Anyway, there I was having a cup of coffee at 1am, doing my emails, and all around me were literally hundreds of other people doing exactly the same thing. I know Stansted is a busy airport, but it appears that it is almost impossible to get there for check-in for their 05:30 and 06:00 departures. So lots of people, reliant on public transport, take the last train out and then just sit there.
There is the endless whine of the floor cleaning machine, expertly zig-zagged through recumbent figures. All the cleaners seemed to be speaking Romanian or Polish. There was one Brit in overall charge, who could only speak to the two groups via the self-appointed leader of each nationality. And they all spent most of the time on their mobile phones. Whether any actual instructions were delivered or received is, I would suggest, entirely open to debate.
Coming back, I ended up in Liverpool airport until about 2am, where I was accosted for money every few minutes. But I did meet an extremely helpful Arriva Bus man, who told me where to go to get some sleep and even where to get the bus to take me near to Lime Street Station.
Only it didn't go near the station. The driver took me TO the station. It was like having a rather large private taxi, and half way there the driver stopped to pick up his mate who was going somewhere else.
Once at the station, it emerged it didn't open for another half hour, but the head cleaner ( no Poles here, only Scousers - presumably they worked for even less than the Poles) took me across the road to a 24 hour cafe for taxi drivers. We spent the half hour eating the most delicious bacon and tomato sandwiches and drinking freshly brewed Cona coffee, and chatting of this and that. There was a riotous card school in one corner, and memorabilia of both Everton and Liverpool on the walls. We sauntered back to the station, where he let me in ten minutes early, let me into the loo for free, and made sure I got on the right train.

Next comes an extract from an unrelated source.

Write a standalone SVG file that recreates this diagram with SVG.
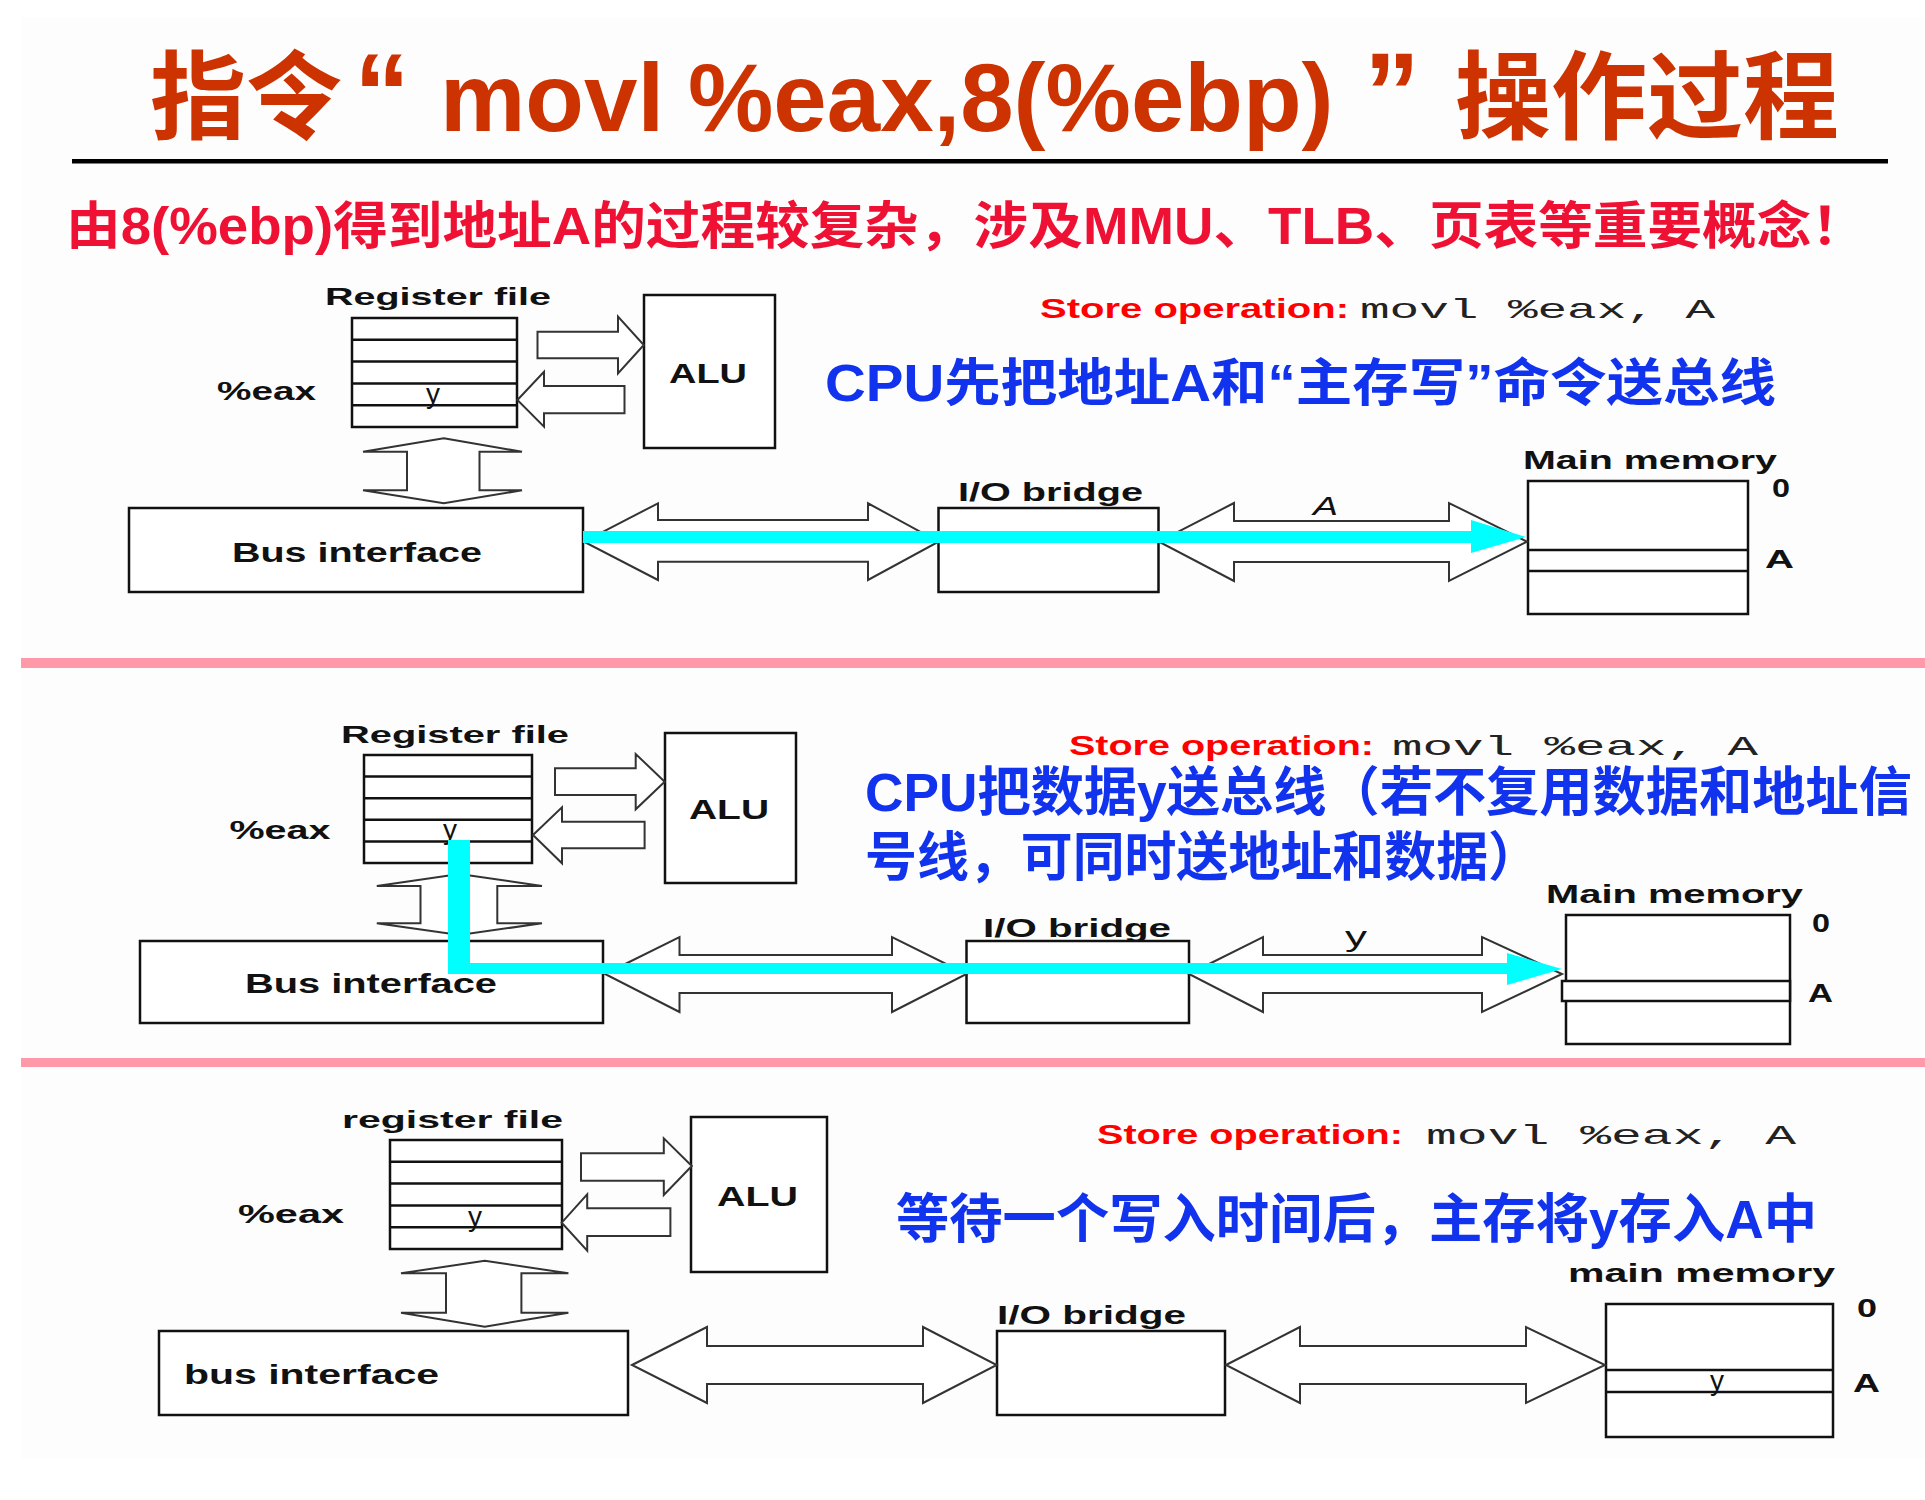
<svg xmlns="http://www.w3.org/2000/svg" width="1925" height="1500" viewBox="0 0 1925 1500">
<style>
.box{fill:#fff;stroke:#111;stroke-width:2.5}
.ln{stroke:#111;stroke-width:2.5;fill:none}
.arw{fill:#fff;stroke:#333;stroke-width:2;stroke-linejoin:miter}
.lbl{font-family:"Liberation Sans",Arial,sans-serif;font-weight:bold;fill:#111}
.reg{font-family:"Liberation Sans",Arial,sans-serif;fill:#111}
.store{font-family:"Liberation Sans",Arial,sans-serif;font-weight:bold;fill:#FF0000}
.mono{font-family:"Liberation Mono","Courier New",monospace;fill:#222}
.blue{font-family:"Liberation Sans","Noto Sans CJK SC",sans-serif;font-weight:bold;fill:#1133EE}
.title{font-family:"Liberation Sans","Noto Sans CJK SC",sans-serif;font-weight:bold;fill:#CC3300;font-size:96px}
.q{font-size:112px}
.sub{font-family:"Liberation Sans","Noto Sans CJK SC",sans-serif;font-weight:bold;fill:#EE1133}
.cyan{fill:#00FFFF}
.sep{fill:#FF99AA}
</style>
<rect x="0" y="0" width="1925" height="1500" fill="#ffffff"/>
<rect x="21" y="17" width="1904" height="1441" fill="#FDFDFD"/>

<g id="header">
<text class="title" y="131"><tspan x="150">指令</tspan><tspan class="q" x="354">“</tspan><tspan x="440">movl </tspan><tspan x="688">%eax,8(%ebp) </tspan><tspan class="q" x="1364">”</tspan><tspan x="1455">操作过程</tspan></text>
<rect x="72" y="159" width="1816" height="4.5" fill="#000"/>
<text class="sub" x="66" y="244" font-size="51" textLength="1800" lengthAdjust="spacingAndGlyphs">由8(%ebp)得到地址A的过程较复杂，涉及MMU、TLB、页表等重要概念！</text>
</g>

<rect class="sep" x="21" y="658" width="1904" height="10"/>
<rect class="sep" x="21" y="1058" width="1904" height="9"/>

<!-- ===== Panel 1 ===== -->
<g id="p1-regfile">
<text class="lbl" x="325" y="305" font-size="24" textLength="226" lengthAdjust="spacingAndGlyphs">Register file</text>
<rect class="box" x="352" y="318" width="165" height="109"/>
<line class="ln" x1="352" y1="339.8" x2="517" y2="339.8"/>
<line class="ln" x1="352" y1="361.6" x2="517" y2="361.6"/>
<line class="ln" x1="352" y1="383.4" x2="517" y2="383.4"/>
<line class="ln" x1="352" y1="405.2" x2="517" y2="405.2"/>
<text class="lbl" x="217" y="400" font-size="26" textLength="99" lengthAdjust="spacingAndGlyphs">%eax</text>
<text class="reg" x="433" y="403" font-size="28" text-anchor="middle">y</text>
</g>
<g id="p1-alu">
<rect class="box" x="644" y="295" width="131" height="153"/>
<text class="lbl" x="669" y="383" font-size="27" textLength="78" lengthAdjust="spacingAndGlyphs">ALU</text>
</g>
<g id="p1-bus">
<rect class="box" x="129" y="508" width="454" height="84"/>
<text class="lbl" x="232" y="562" font-size="28" textLength="250" lengthAdjust="spacingAndGlyphs">Bus interface</text>
</g>
<g id="p1-bridge">
<text class="lbl" x="958" y="501" font-size="26" textLength="185" lengthAdjust="spacingAndGlyphs">I/O bridge</text>
<rect class="box" x="938.5" y="508" width="220" height="84"/>
</g>
<g id="p1-memory">
<text class="lbl" x="1523" y="469" font-size="26" textLength="254" lengthAdjust="spacingAndGlyphs">Main memory</text>
<rect class="box" x="1528" y="481" width="220" height="133"/>
<line class="ln" x1="1528" y1="550" x2="1748" y2="550"/>
<line class="ln" x1="1528" y1="571" x2="1748" y2="571"/>
<text class="lbl" x="1772" y="497" font-size="25" textLength="18" lengthAdjust="spacingAndGlyphs">0</text>
<text class="lbl" x="1765" y="568" font-size="26" textLength="29" lengthAdjust="spacingAndGlyphs">A</text>
</g>
<g id="p1-notes">
<text class="store" x="1040" y="318" font-size="27" textLength="309" lengthAdjust="spacingAndGlyphs">Store operation:</text>
<text class="mono" x="1360" y="318" font-size="28" textLength="355" lengthAdjust="spacingAndGlyphs">movl %eax, A</text>
<text class="blue" x="825" y="401" font-size="51" textLength="951" lengthAdjust="spacingAndGlyphs">CPU先把地址A和“主存写”命令送总线</text>
</g>
<g id="p1-connectors">
<polygon class="arw" points="537.5,331.7 618,331.7 618,316.7 643.8,345 618,373.3 618,358.3 537.5,358.3"/>
<polygon class="arw" points="624.5,386 544,386 544,371.7 517.4,400 544,426.7 544,413.3 624.5,413.3"/>
<polygon class="arw" points="443.75,438.3 522,451.7 479.5,451.7 479.5,490.3 522,490.3 443.75,503.3 363,490.3 407,490.3 407,451.7 363,451.7"/>
<polygon class="arw" points="584,541.7 658,503.3 658,520 868,520 868,503.3 938.5,541.7 868,580 868,561.7 658,561.7 658,580"/>
<polygon class="arw" points="1159,541.7 1234,503 1234,521 1449,521 1449,503 1527,541.7 1449,581 1449,562 1234,562 1234,581"/>
<text class="reg" x="1313" y="515" font-size="26" font-style="italic" textLength="25" lengthAdjust="spacingAndGlyphs">A</text>
<rect class="cyan" x="583" y="531" width="889" height="12"/>
<polygon class="cyan" points="1471,520 1526,537 1471,553"/>
</g>

<!-- ===== Panel 2 ===== -->
<g id="p2-regfile">
<text class="lbl" x="341" y="743" font-size="24" textLength="228" lengthAdjust="spacingAndGlyphs">Register file</text>
<rect class="box" x="364" y="755" width="168" height="108"/>
<line class="ln" x1="364" y1="776.6" x2="532" y2="776.6"/>
<line class="ln" x1="364" y1="798.2" x2="532" y2="798.2"/>
<line class="ln" x1="364" y1="819.8" x2="532" y2="819.8"/>
<line class="ln" x1="364" y1="841.4" x2="532" y2="841.4"/>
<text class="lbl" x="229.5" y="839" font-size="26" textLength="101" lengthAdjust="spacingAndGlyphs">%eax</text>
<text class="reg" x="450" y="839" font-size="28" text-anchor="middle">y</text>
</g>
<g id="p2-alu">
<rect class="box" x="665" y="733" width="131" height="150"/>
<text class="lbl" x="689" y="819" font-size="27" textLength="80" lengthAdjust="spacingAndGlyphs">ALU</text>
</g>
<g id="p2-bus">
<rect class="box" x="140" y="941" width="463" height="82"/>
<text class="lbl" x="245" y="993" font-size="28" textLength="252" lengthAdjust="spacingAndGlyphs">Bus interface</text>
</g>
<g id="p2-bridge">
<text class="lbl" x="983" y="937" font-size="26" textLength="188" lengthAdjust="spacingAndGlyphs">I/O bridge</text>
<rect class="box" x="966.5" y="941" width="222.5" height="82"/>
</g>
<g id="p2-memory">
<text class="lbl" x="1546" y="903" font-size="26" textLength="257" lengthAdjust="spacingAndGlyphs">Main memory</text>
<rect class="box" x="1566" y="915" width="224" height="129"/>
<rect class="box" x="1562" y="981" width="228" height="20"/>
<text class="lbl" x="1812" y="932" font-size="25" textLength="18" lengthAdjust="spacingAndGlyphs">0</text>
<text class="lbl" x="1808" y="1002" font-size="26" textLength="25" lengthAdjust="spacingAndGlyphs">A</text>
</g>
<g id="p2-notes">
<text class="store" x="1069" y="755" font-size="27" textLength="305" lengthAdjust="spacingAndGlyphs">Store operation:</text>
<text class="mono" x="1392" y="755" font-size="28" textLength="366" lengthAdjust="spacingAndGlyphs">movl %eax, A</text>
<text class="blue" x="865" y="811" font-size="53" textLength="1047" lengthAdjust="spacingAndGlyphs">CPU把数据y送总线（若不复用数据和地址信</text>
<text class="blue" x="865" y="876" font-size="53" textLength="675" lengthAdjust="spacingAndGlyphs">号线，可同时送地址和数据）</text>
</g>
<g id="p2-connectors">
<polygon class="arw" points="555,768.3 635.7,768.3 635.7,754 664.7,781.7 635.7,809.3 635.7,795 555,795"/>
<polygon class="arw" points="644.6,821.7 562,821.7 562,807.3 533,835 562,863.3 562,848.3 644.6,848.3"/>
<polygon class="arw" points="459.4,874 542,886 497.3,886 497.3,923.3 542,923.3 459.4,935 376.8,923.3 420.5,923.3 420.5,886 376.8,886"/>
<polygon class="arw" points="605,974 679.5,937 679.5,955 892,955 892,937 966.5,974 892,1012 892,993 679.5,993 679.5,1012"/>
<polygon class="arw" points="1189,974 1263,937 1263,955 1482,955 1482,937 1562,974 1482,1012 1482,993 1263,993 1263,1012"/>
<text class="reg" x="1345" y="946" font-size="27" textLength="22" lengthAdjust="spacingAndGlyphs">y</text>
<polygon class="cyan" points="448,840 470,840 470,963 1508,963 1508,974 448,974"/>
<polygon class="cyan" points="1507,953 1562,969 1507,985"/>
</g>

<!-- ===== Panel 3 ===== -->
<g id="p3-regfile">
<text class="lbl" x="342" y="1128" font-size="24" textLength="221" lengthAdjust="spacingAndGlyphs">register file</text>
<rect class="box" x="390" y="1140" width="172" height="109"/>
<line class="ln" x1="390" y1="1161.8" x2="562" y2="1161.8"/>
<line class="ln" x1="390" y1="1183.6" x2="562" y2="1183.6"/>
<line class="ln" x1="390" y1="1205.4" x2="562" y2="1205.4"/>
<line class="ln" x1="390" y1="1227.2" x2="562" y2="1227.2"/>
<text class="lbl" x="238" y="1223" font-size="26" textLength="106" lengthAdjust="spacingAndGlyphs">%eax</text>
<text class="reg" x="475" y="1226" font-size="28" text-anchor="middle">y</text>
</g>
<g id="p3-alu">
<rect class="box" x="691" y="1117" width="136" height="155"/>
<text class="lbl" x="717" y="1206" font-size="27" textLength="81" lengthAdjust="spacingAndGlyphs">ALU</text>
</g>
<g id="p3-bus">
<rect class="box" x="159" y="1331" width="469" height="84"/>
<text class="lbl" x="184" y="1384" font-size="28" textLength="255" lengthAdjust="spacingAndGlyphs">bus interface</text>
</g>
<g id="p3-bridge">
<text class="lbl" x="997" y="1324" font-size="26" textLength="189" lengthAdjust="spacingAndGlyphs">I/O bridge</text>
<rect class="box" x="997" y="1331" width="228" height="84"/>
</g>
<g id="p3-memory">
<text class="lbl" x="1568" y="1282" font-size="26" textLength="267" lengthAdjust="spacingAndGlyphs">main memory</text>
<rect class="box" x="1606" y="1304" width="227" height="133"/>
<line class="ln" x1="1606" y1="1370" x2="1833" y2="1370"/>
<line class="ln" x1="1606" y1="1392" x2="1833" y2="1392"/>
<text class="reg" x="1717" y="1390" font-size="28" text-anchor="middle">y</text>
<text class="lbl" x="1857" y="1317" font-size="25" textLength="20" lengthAdjust="spacingAndGlyphs">0</text>
<text class="lbl" x="1853" y="1392" font-size="26" textLength="27" lengthAdjust="spacingAndGlyphs">A</text>
</g>
<g id="p3-notes">
<text class="store" x="1097" y="1144" font-size="27" textLength="306" lengthAdjust="spacingAndGlyphs">Store operation:</text>
<text class="mono" x="1426" y="1144" font-size="28" textLength="370" lengthAdjust="spacingAndGlyphs">movl %eax, A</text>
<text class="blue" x="896" y="1238" font-size="53" textLength="921" lengthAdjust="spacingAndGlyphs">等待一个写入时间后，主存将y存入A中</text>
</g>
<g id="p3-connectors">
<polygon class="arw" points="581,1153.3 663.8,1153.3 663.8,1138.3 691.8,1166 663.8,1195 663.8,1180.7 581,1180.7"/>
<polygon class="arw" points="670.4,1208.3 587.2,1208.3 587.2,1194.3 561.7,1222.7 587.2,1250.7 587.2,1236 670.4,1236"/>
<polygon class="arw" points="484.7,1260.7 568.4,1273.3 521.4,1273.3 521.4,1312.7 568.4,1312.7 484.7,1326.7 401,1312.7 446,1312.7 446,1273.3 401,1273.3"/>
<polygon class="arw" points="632,1365 707,1327 707,1346 923,1346 923,1327 996.7,1365 923,1403 923,1384 707,1384 707,1403"/>
<polygon class="arw" points="1226,1365 1300,1327 1300,1346 1526,1346 1526,1327 1605,1365 1526,1403 1526,1384 1300,1384 1300,1403"/>
</g>
</svg>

Which went to Manchester, where I had to change to get the train to Glasgow.
Now Manchester Piccadilly was seriously jolly. It was literally crammed with young people all in party gear waiting for the first trains to take them home to bed. They rode up and down the escalators whilst the staff looked on benevolently, until one young man fell over trying to run up a down escalator.
" Now now," said the watcher," You'll hurt yourself doing that". Which indeed he had as he was out cold - not from concussion but from alcohol.
" We just put them in the waiting room to sober up, " the watcher confided, as he and his mate dragged the now-snoring young man along. They opened the door to the waiting room, and dragged him into the middle of the floor where there were about another 30 assorted snoring males and females.
" Do you ever get any trouble? " I asked.
" Nah, " said his mate. " They're well beyond causing any problems by the time they get here. We sometimes have to throw water on them to wake them up before 6 as that's when the coppers come on duty, but other than that, not much to bother about."
I finally got onto the Glasgow train just after 4 and was able to sleep most of the way north - except when the " Train Manager" changed at Carlisle and woke everyone up, telling us so.
I rather liked the Virgin description of Glasgow as a place to visit.
"Follow the banks of the river as it winds through the city, and take a summer walk to Ibrox."
Ibrox is where Rangers play.
They are known as the Huns.
And behave rather like them during WWII.